The boost was made possible because of the generosity by geology alumnus Dr. Ken Carlile, of Marshall, Texas. He chose to name the laboratory in honor of former Baylor faculty members and professor emeriti Dr. Harold Beaver and Dr. Bill Brown.
The petroleum studies program, which averages three graduate students year round, has never had a dedicated space for research. Previous research was completed in a shared laboratory, raising problems with sample contamination and inadequate space. Now, as the popularity and importance of petroleum studies increases, the lab will allow the program to grow and strengthen.
"This lab directly benefits students and faculty by providing them with a high-tech, top quality research facility," said Dr. Steve Driese, chairman of the Baylor Geology Department.
The Beaver-Brown laboratory will house several work stations where Baylor graduate students and faculty researchers can use high-performance computers to analyze digitized sub-surface information. Researchers can interpret the information to create three-dimensional "drawings" of a sub-surface area that is being explored for oil or gas.
The 800-square-foot lab, which will be located inside the Baylor Sciences Building, will also house several high-tech research tools, including polarized-light microscopes. The microscopes allow researchers to see what mineral grains make up a rock sample. Baylor researchers also could use the lab to conduct paleoclimate and paleoenvironment analysis. Several geology faculty members are studying past global warming trends to produce models that predict future warming trends. Much of the microscopic work could be performed at the lab.

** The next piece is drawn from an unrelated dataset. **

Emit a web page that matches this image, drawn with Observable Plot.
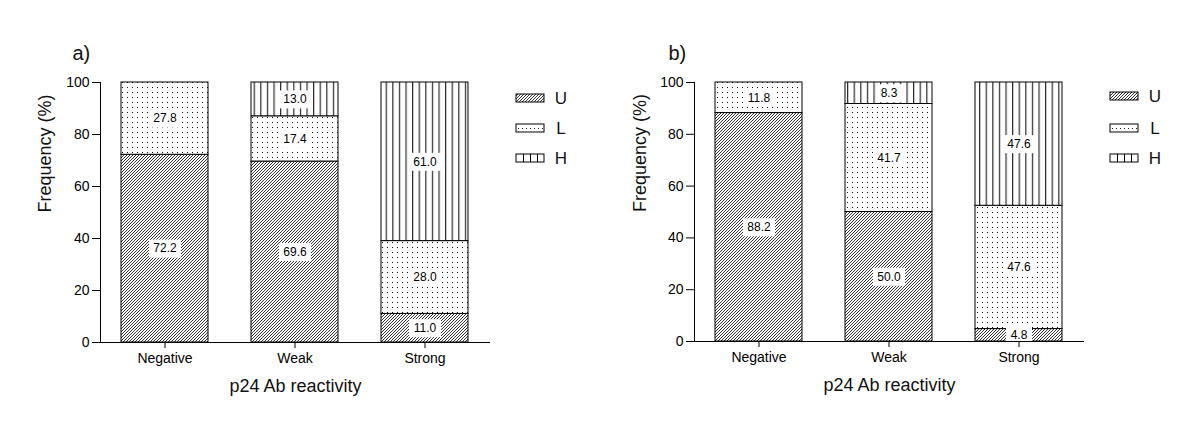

"This new lab could not be possible without major donor support," Dr. Driese said. "It is absolutely essential to the success of the geology department, and we are grateful for everything we have received."
In addition to the lab, Dr. Carlile provided another considerable financial gift to renovate the Carlile Geology Research Building, known to many at Baylor as "the annex." Both projects should be completed by the start of the fall semester.